WHAT YOU NEED TO DO >> Leave out the pictures; transcribe all else exactly.

COLLECTED MATERIAL >>
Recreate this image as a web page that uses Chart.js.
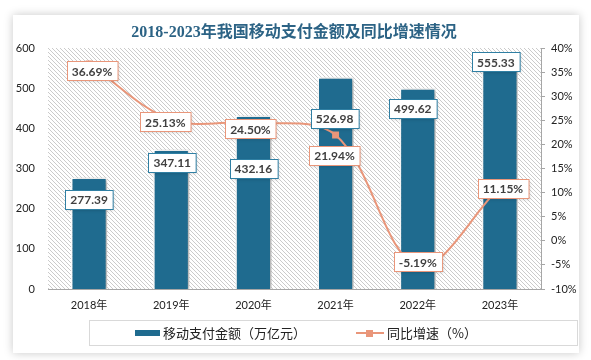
<!DOCTYPE html>
<html>
<head>
<meta charset="utf-8">
<script src="https://cdn.jsdelivr.net/npm/chart.js@4.4.1/dist/chart.umd.min.js"></script>
<style>
  body { margin: 0; background: #fff; }
  .card {
    position: absolute; left: 13px; top: 15px; width: 566px; height: 338px;
    background: #fff; box-shadow: 0 0 9px rgba(0, 0, 0, 0.22);
  }
  #chart { position: absolute; left: 0; top: 0; }
</style>
</head>
<body>
<div class="card"></div>
<canvas id="chart" width="591" height="360"></canvas>
<script>
const years = ["2018年", "2019年", "2020年", "2021年", "2022年", "2023年"];
const payAmount = [277.39, 347.11, 432.16, 526.98, 499.62, 555.33];
const growthRate = [36.69, 25.13, 24.50, 21.94, -5.19, 11.15];

const titleText = "2018-2023年我国移动支付金额及同比增速情况";
const barName = "移动支付金额（万亿元）";
const lineName = "同比增速（%）";

// label boxes were hand placed in the source, shift from the mark (px)
const barLabelShift = [[0, 22], [1, 13], [0, 53], [-1, 41], [-5, 20], [-4, -4]];
const rateLabelShift = [[3, 7], [-6, 2], [-3, 6], [-1, 20], [0, -4], [3, 1]];

const cbar = "#1f6b8f";
const cbarEdge = "#2f7fa3";
const cline = "#e9967a";
const ctext = "#404040";
const caxis = "#a6a6a6";
const ctitle = "#2c6385";

Chart.defaults.font.family = "Lato, 'Noto Sans CJK SC', sans-serif";
Chart.defaults.font.size = 11;
Chart.defaults.color = ctext;

// diagonal hatch for the plot area
const hatchCanvas = document.createElement("canvas");
hatchCanvas.width = 4;
hatchCanvas.height = 4;
const hctx = hatchCanvas.getContext("2d");
hctx.fillStyle = "#fff";
hctx.fillRect(0, 0, 4, 4);
hctx.fillStyle = "#cbcbcb";
for (let i = 0; i < 4; i++) hctx.fillRect(i, i, 1, 1);

function labelBox(ctx, text, cx, cy, edge) {
  ctx.font = "bold 12px Lato, sans-serif";
  const w = ctx.measureText(text).width + 10;
  const h = 19;
  const x = Math.round(cx - w / 2) + 0.5;
  const y = Math.round(cy - h / 2) + 0.5;
  ctx.save();
  ctx.shadowColor = "rgba(0,0,0,0.18)";
  ctx.shadowBlur = 3;
  ctx.shadowOffsetX = 1;
  ctx.shadowOffsetY = 1;
  ctx.fillStyle = "#fff";
  ctx.fillRect(x, y, w, h);
  ctx.restore();
  ctx.strokeStyle = edge;
  ctx.lineWidth = 1;
  ctx.strokeRect(x, y, w, h);
  ctx.fillStyle = ctext;
  ctx.textAlign = "center";
  ctx.textBaseline = "middle";
  ctx.fillText(text, cx, cy + 1);
}

const decor = {
  id: "decor",
  beforeDraw(chart) {
    const { ctx, chartArea: a } = chart;
    ctx.save();
    ctx.fillStyle = ctx.createPattern(hatchCanvas, "repeat");
    ctx.fillRect(a.left, a.top, a.right - a.left, a.bottom - a.top);
    ctx.restore();
  },
  beforeDatasetDraw(chart, args) {
    if (args.index !== 0) return;
    const ctx = chart.ctx;
    ctx.save();
    ctx.shadowColor = "rgba(0,0,0,0.35)";
    ctx.shadowBlur = 4;
    ctx.shadowOffsetX = 2;
    ctx.shadowOffsetY = 1;
  },
  afterDatasetDraw(chart, args) {
    if (args.index === 0) chart.ctx.restore();
  },
  afterDatasetsDraw(chart) {
    const ctx = chart.ctx;
    ctx.save();
    chart.getDatasetMeta(0).data.forEach((bar, i) => {
      const s = barLabelShift[i];
      labelBox(ctx, payAmount[i].toFixed(2), bar.x + s[0], bar.y + s[1], cbarEdge);
    });
    chart.getDatasetMeta(1).data.forEach((pt, i) => {
      const s = rateLabelShift[i];
      labelBox(ctx, growthRate[i].toFixed(2) + "%", pt.x + s[0], pt.y + s[1], cline);
    });
    ctx.restore();
  },
  afterDraw(chart) {
    const ctx = chart.ctx;
    ctx.save();
    // title
    ctx.font = "bold 16px 'Liberation Serif', 'Noto Sans CJK SC', serif";
    ctx.fillStyle = ctitle;
    ctx.textAlign = "center";
    ctx.textBaseline = "middle";
    ctx.fillText(titleText, 294, 33);

    // legend
    ctx.strokeStyle = "#d9d9d9";
    ctx.lineWidth = 1;
    ctx.strokeRect(89.5, 320.5, 488, 25);
    ctx.fillStyle = cbar;
    ctx.fillRect(135, 330, 25, 6);
    ctx.strokeStyle = cline;
    ctx.lineWidth = 2;
    ctx.beginPath();
    ctx.moveTo(356, 333);
    ctx.lineTo(384, 333);
    ctx.stroke();
    ctx.fillStyle = cline;
    ctx.fillRect(366, 330, 7, 7);
    ctx.fillStyle = "#222";
    ctx.textAlign = "left";
    ctx.font = "13px 'Noto Sans CJK SC', sans-serif";
    ctx.fillText(barName, 163, 333);
    ctx.fillText(lineName, 387, 333);
    ctx.restore();
  }
};

new Chart(document.getElementById("chart"), {
  data: {
    labels: years,
    datasets: [
      {
        type: "bar",
        label: barName,
        data: payAmount,
        backgroundColor: cbar,
        borderColor: "#fff",
        borderWidth: 1.5,
        barPercentage: 0.44,
        categoryPercentage: 1,
        yAxisID: "y",
        order: 1
      },
      {
        type: "line",
        label: lineName,
        data: growthRate,
        borderColor: cline,
        backgroundColor: cline,
        borderWidth: 2,
        tension: 0.35,
        pointStyle: "rect",
        pointRadius: 3.5,
        yAxisID: "y1",
        order: 0
      }
    ]
  },
  options: {
    responsive: false,
    animation: false,
    layout: { padding: { left: 12, right: 0, top: 48, bottom: 49 } },
    plugins: {
      legend: { display: false },
      title: { display: false },
      tooltip: { enabled: false }
    },
    scales: {
      x: {
        grid: { display: false, drawTicks: false },
        border: { display: true, color: caxis },
        ticks: { padding: 10, color: "#222" },
        afterFit: (s) => { s.height = 22; }
      },
      y: {
        position: "left",
        min: 0,
        max: 600,
        ticks: { stepSize: 100, padding: 13, color: "#222" },
        grid: { display: false, drawTicks: false },
        border: { display: false },
        afterFit: (s) => { s.width = 36; }
      },
      y1: {
        position: "right",
        min: -10,
        max: 40,
        ticks: { stepSize: 5, padding: 6, color: "#222", callback: (v) => v + "%" },
        grid: { drawOnChartArea: false, tickLength: 4, color: caxis },
        border: { display: true, color: caxis },
        afterFit: (s) => { s.width = 50; }
      }
    }
  },
  plugins: [decor]
});
</script>
</body>
</html>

SOLUTION >>
Recreate this image as a web page that uses Chart.js.
<!DOCTYPE html>
<html>
<head>
<meta charset="utf-8">
<script src="https://cdn.jsdelivr.net/npm/chart.js@4.4.1/dist/chart.umd.min.js"></script>
<style>
  body { margin: 0; background: #fff; }
  .card {
    position: absolute; left: 13px; top: 15px; width: 566px; height: 338px;
    background: #fff; box-shadow: 0 0 9px rgba(0, 0, 0, 0.22);
  }
  #chart { position: absolute; left: 0; top: 0; }
</style>
</head>
<body>
<div class="card"></div>
<canvas id="chart" width="591" height="360"></canvas>
<script>
const years = ["2018年", "2019年", "2020年", "2021年", "2022年", "2023年"];
const payAmount = [277.39, 347.11, 432.16, 526.98, 499.62, 555.33];
const growthRate = [36.69, 25.13, 24.50, 21.94, -5.19, 11.15];

const titleText = "2018-2023年我国移动支付金额及同比增速情况";
const barName = "移动支付金额（万亿元）";
const lineName = "同比增速（%）";

// label boxes were hand placed in the source, shift from the mark (px)
const barLabelShift = [[0, 22], [1, 13], [0, 53], [-1, 41], [-5, 20], [-4, -4]];
const rateLabelShift = [[3, 7], [-6, 2], [-3, 6], [-1, 20], [0, -4], [3, 1]];

const cbar = "#1f6b8f";
const cbarEdge = "#2f7fa3";
const cline = "#e9967a";
const ctext = "#404040";
const caxis = "#a6a6a6";
const ctitle = "#2c6385";

Chart.defaults.font.family = "Lato, 'Noto Sans CJK SC', sans-serif";
Chart.defaults.font.size = 11;
Chart.defaults.color = ctext;

// diagonal hatch for the plot area
const hatchCanvas = document.createElement("canvas");
hatchCanvas.width = 4;
hatchCanvas.height = 4;
const hctx = hatchCanvas.getContext("2d");
hctx.fillStyle = "#fff";
hctx.fillRect(0, 0, 4, 4);
hctx.fillStyle = "#cbcbcb";
for (let i = 0; i < 4; i++) hctx.fillRect(i, i, 1, 1);

function labelBox(ctx, text, cx, cy, edge) {
  ctx.font = "bold 12px Lato, sans-serif";
  const w = ctx.measureText(text).width + 10;
  const h = 19;
  const x = Math.round(cx - w / 2) + 0.5;
  const y = Math.round(cy - h / 2) + 0.5;
  ctx.save();
  ctx.shadowColor = "rgba(0,0,0,0.18)";
  ctx.shadowBlur = 3;
  ctx.shadowOffsetX = 1;
  ctx.shadowOffsetY = 1;
  ctx.fillStyle = "#fff";
  ctx.fillRect(x, y, w, h);
  ctx.restore();
  ctx.strokeStyle = edge;
  ctx.lineWidth = 1;
  ctx.strokeRect(x, y, w, h);
  ctx.fillStyle = ctext;
  ctx.textAlign = "center";
  ctx.textBaseline = "middle";
  ctx.fillText(text, cx, cy + 1);
}

const decor = {
  id: "decor",
  beforeDraw(chart) {
    const { ctx, chartArea: a } = chart;
    ctx.save();
    ctx.fillStyle = ctx.createPattern(hatchCanvas, "repeat");
    ctx.fillRect(a.left, a.top, a.right - a.left, a.bottom - a.top);
    ctx.restore();
  },
  beforeDatasetDraw(chart, args) {
    if (args.index !== 0) return;
    const ctx = chart.ctx;
    ctx.save();
    ctx.shadowColor = "rgba(0,0,0,0.35)";
    ctx.shadowBlur = 4;
    ctx.shadowOffsetX = 2;
    ctx.shadowOffsetY = 1;
  },
  afterDatasetDraw(chart, args) {
    if (args.index === 0) chart.ctx.restore();
  },
  afterDatasetsDraw(chart) {
    const ctx = chart.ctx;
    ctx.save();
    chart.getDatasetMeta(0).data.forEach((bar, i) => {
      const s = barLabelShift[i];
      labelBox(ctx, payAmount[i].toFixed(2), bar.x + s[0], bar.y + s[1], cbarEdge);
    });
    chart.getDatasetMeta(1).data.forEach((pt, i) => {
      const s = rateLabelShift[i];
      labelBox(ctx, growthRate[i].toFixed(2) + "%", pt.x + s[0], pt.y + s[1], cline);
    });
    ctx.restore();
  },
  afterDraw(chart) {
    const ctx = chart.ctx;
    ctx.save();
    // title
    ctx.font = "bold 16px 'Liberation Serif', 'Noto Sans CJK SC', serif";
    ctx.fillStyle = ctitle;
    ctx.textAlign = "center";
    ctx.textBaseline = "middle";
    ctx.fillText(titleText, 294, 33);

    // legend
    ctx.strokeStyle = "#d9d9d9";
    ctx.lineWidth = 1;
    ctx.strokeRect(89.5, 320.5, 488, 25);
    ctx.fillStyle = cbar;
    ctx.fillRect(135, 330, 25, 6);
    ctx.strokeStyle = cline;
    ctx.lineWidth = 2;
    ctx.beginPath();
    ctx.moveTo(356, 333);
    ctx.lineTo(384, 333);
    ctx.stroke();
    ctx.fillStyle = cline;
    ctx.fillRect(366, 330, 7, 7);
    ctx.fillStyle = "#222";
    ctx.textAlign = "left";
    ctx.font = "13px 'Noto Sans CJK SC', sans-serif";
    ctx.fillText(barName, 163, 333);
    ctx.fillText(lineName, 387, 333);
    ctx.restore();
  }
};

new Chart(document.getElementById("chart"), {
  data: {
    labels: years,
    datasets: [
      {
        type: "bar",
        label: barName,
        data: payAmount,
        backgroundColor: cbar,
        borderColor: "#fff",
        borderWidth: 1.5,
        barPercentage: 0.44,
        categoryPercentage: 1,
        yAxisID: "y",
        order: 1
      },
      {
        type: "line",
        label: lineName,
        data: growthRate,
        borderColor: cline,
        backgroundColor: cline,
        borderWidth: 2,
        tension: 0.35,
        pointStyle: "rect",
        pointRadius: 3.5,
        yAxisID: "y1",
        order: 0
      }
    ]
  },
  options: {
    responsive: false,
    animation: false,
    layout: { padding: { left: 12, right: 0, top: 48, bottom: 49 } },
    plugins: {
      legend: { display: false },
      title: { display: false },
      tooltip: { enabled: false }
    },
    scales: {
      x: {
        grid: { display: false, drawTicks: false },
        border: { display: true, color: caxis },
        ticks: { padding: 10, color: "#222" },
        afterFit: (s) => { s.height = 22; }
      },
      y: {
        position: "left",
        min: 0,
        max: 600,
        ticks: { stepSize: 100, padding: 13, color: "#222" },
        grid: { display: false, drawTicks: false },
        border: { display: false },
        afterFit: (s) => { s.width = 36; }
      },
      y1: {
        position: "right",
        min: -10,
        max: 40,
        ticks: { stepSize: 5, padding: 6, color: "#222", callback: (v) => v + "%" },
        grid: { drawOnChartArea: false, tickLength: 4, color: caxis },
        border: { display: true, color: caxis },
        afterFit: (s) => { s.width = 50; }
      }
    }
  },
  plugins: [decor]
});
</script>
</body>
</html>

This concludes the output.